Não somos contra o estímulo ao nacionalismo e ao patriotismo nas escolas. No entanto, acreditamos que existem outras formas mais produtivas e democráticas de se estimular esses sentimentos. Se se quer ensinar a amar o Brasil, um caminho possível passaria, por exemplo, pela valorização da nossa diversa e rica produção artística. Por que não falar dos Ceramistas do Vale do Jequitinhonha, como sugeriu Anne Rammi, ativista pela maternidade e a infância de São Paulo? Por que não falar do nosso cinema e da nossa música, valorizados no exterior mas atacados no Brasil como obras de esquerdistas que apenas se aproveitam da Lei Rouanet. Um outro caminho possível, e que não exclui o anterior, seria fornecer às crianças, jovens e à toda população motivos reais para se orgulharem de seu país. Seria um grande motivo de orgulho se o ministro da educação, ao invés de dedicar suas falas públicas a perseguir professores, se preocupasse em garantir o piso salarial e o tempo de planejamento dos docentes, infraestrutura adequada para as escolas, materiais didáticos, merenda de qualidade, etc. Seria motivo de orgulho para qualquer brasileiro leis trabalhistas que de fato defendessem o trabalhador e o seu direito à aposentadoria; serviços públicos de qualidade; e, finalmente, não mais presenciar o seu país liderando os índices mundiais de feminicídio e assassinatos da população LGBT.

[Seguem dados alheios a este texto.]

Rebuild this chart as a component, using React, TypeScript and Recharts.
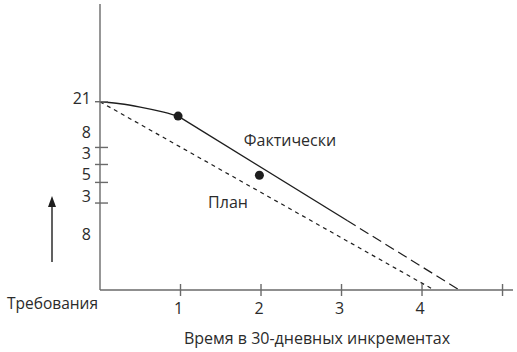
import { ComposedChart, Customized, Line, ReferenceDot, XAxis, YAxis } from "recharts";

// Burndown: plan vs actual requirements over 30-day increments
const actualCurve = [
  { x: 0, y: 21 },
  { x: 0.25, y: 20.78 },
  { x: 0.5, y: 20.4 },
  { x: 0.75, y: 19.92 },
  { x: 0.97, y: 19.4 },
];
const actualStraight = [
  { x: 0.97, y: 19.4 },
  { x: 3.07, y: 7.75 },
];
const actualForecast = [
  { x: 3.07, y: 7.75 },
  { x: 4.465, y: 0 },
];
const plan = [
  { x: 0, y: 21 },
  { x: 4.15, y: 0 },
];
const checkpoints = [
  { x: 0.97, y: 19.4 },
  { x: 1.98, y: 12.8 },
];
const xTicks = [1, 2, 3, 4, 5];
const xTickLabels: Record<number, string> = { 1: "1", 2: "2", 3: "3", 4: "4" };
const yTickMarks = [21, 15.9, 14, 12, 9.7];
const yLabels = [
  { value: 21.4, text: "21" },
  { value: 17.6, text: "8" },
  { value: 15.3, text: "3" },
  { value: 12.9, text: "5" },
  { value: 10.5, text: "3" },
  { value: 6.2, text: "8" },
];
const seriesLabels = [
  { x: 2.36, y: 16.7, text: "Фактически" },
  { x: 1.59, y: 9.8, text: "План" },
];

const FONT = "'Open Sans', sans-serif";
const TEXT = "#2b2b2b";
const AXIS = "#6a6a6a";
const LINE = "#1e1e1e";

const YTick = (props: any) => {
  const { x, y, payload } = props;
  const v = payload.value;
  if (yTickMarks.includes(v)) {
    return <line x1={x - 5} x2={x + 8} y1={y} y2={y} stroke={AXIS} strokeWidth={1.4} />;
  }
  const lbl = yLabels.find((l) => l.value === v);
  return (
    <text x={x - 9} y={y} textAnchor="end" dominantBaseline="central" fontFamily={FONT} fontSize={16} fill={TEXT}>
      {lbl ? lbl.text : ""}
    </text>
  );
};

const XTick = (props: any) => {
  const { x, y, payload } = props;
  const v = payload.value;
  return (
    <g>
      <line x1={x} x2={x} y1={y - 6} y2={y + 6} stroke={AXIS} strokeWidth={1.4} />
      <text x={x - 2} y={y + 18} textAnchor="middle" dominantBaseline="central" fontFamily={FONT} fontSize={16} fill={TEXT}>
        {xTickLabels[v] ?? ""}
      </text>
    </g>
  );
};

const Decorations = () => (
  <g fontFamily={FONT} fill={TEXT}>
    <text x={7} y={303} dominantBaseline="central" fontSize={15.5}>
      Требования
    </text>
    <text x={317} y={338} textAnchor="middle" dominantBaseline="central" fontSize={16}>
      Время в 30-дневных инкрементах
    </text>
    <line x1={52} x2={52} y1={204} y2={262} stroke={LINE} strokeWidth={1.4} />
    <path d="M52 196 L48 207 L56 207 Z" fill={LINE} />
  </g>
);

export default function App() {
  return (
    <div style={{ position: "absolute", left: 0, top: 0, background: "#fff" }}>
      <ComposedChart width={517} height={352} margin={{ top: 4, right: 4, bottom: 0, left: 0 }}>
        <XAxis
          type="number"
          dataKey="x"
          domain={[0, 5.13]}
          allowDataOverflow
          ticks={xTicks}
          interval={0}
          tick={<XTick />}
          tickLine={false}
          tickSize={0}
          tickMargin={0}
          height={62}
          stroke={AXIS}
          strokeWidth={1.4}
        />
        <YAxis
          type="number"
          dataKey="y"
          domain={[0, 31.9]}
          allowDataOverflow
          ticks={[...yTickMarks, ...yLabels.map((l) => l.value)].sort((a, b) => a - b)}
          interval={0}
          tick={<YTick />}
          tickLine={false}
          tickSize={0}
          tickMargin={0}
          width={100}
          stroke={AXIS}
          strokeWidth={1.4}
        />
        <Line
          data={plan}
          dataKey="y"
          type="linear"
          stroke={LINE}
          strokeWidth={1.2}
          strokeDasharray="4 4"
          dot={false}
          isAnimationActive={false}
        />
        <Line
          data={actualCurve}
          dataKey="y"
          type="monotone"
          stroke={LINE}
          strokeWidth={1.4}
          dot={false}
          isAnimationActive={false}
        />
        <Line
          data={actualStraight}
          dataKey="y"
          type="linear"
          stroke={LINE}
          strokeWidth={1.4}
          dot={false}
          isAnimationActive={false}
        />
        <Line
          data={actualForecast}
          dataKey="y"
          type="linear"
          stroke={LINE}
          strokeWidth={1.2}
          strokeDasharray="10 5"
          dot={false}
          isAnimationActive={false}
        />
        {checkpoints.map((p, i) => (
          <ReferenceDot key={i} x={p.x} y={p.y} r={4.5} fill={LINE} stroke="none" />
        ))}
        {seriesLabels.map((s) => (
          <ReferenceDot
            key={s.text}
            x={s.x}
            y={s.y}
            r={0}
            stroke="none"
            fill="none"
            label={{ value: s.text, position: "center", fontFamily: FONT, fontSize: 16, fill: TEXT }}
          />
        ))}
        <Customized component={Decorations} />
      </ComposedChart>
    </div>
  );
}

Entendemos que o uso de símbolos nacionalistas que esse governo faz é mais uma maneira de construir como inimigo passível de violência toda e todo aquele que não se identifica com essa visão una de país. Essa violenta negação da diversidade brasileira, articulada ao slogan de campanha do governo atual, é uma demonstração assustadoramente explícita de um projeto fascista de sociedade, que claramente desconhece ou simplesmente não se importa com valores democráticos fundamentais. Esse episódio recente é só mais uma evidência do uso de símbolos nacionalistas e religiosos para unificar um campo político e vilanizar todo grupo de oposição, já que o “Brasil [está] acima de todos” e “Deus acima de tudo”. Em um cenário como esse, não sobra espaço para a democracia.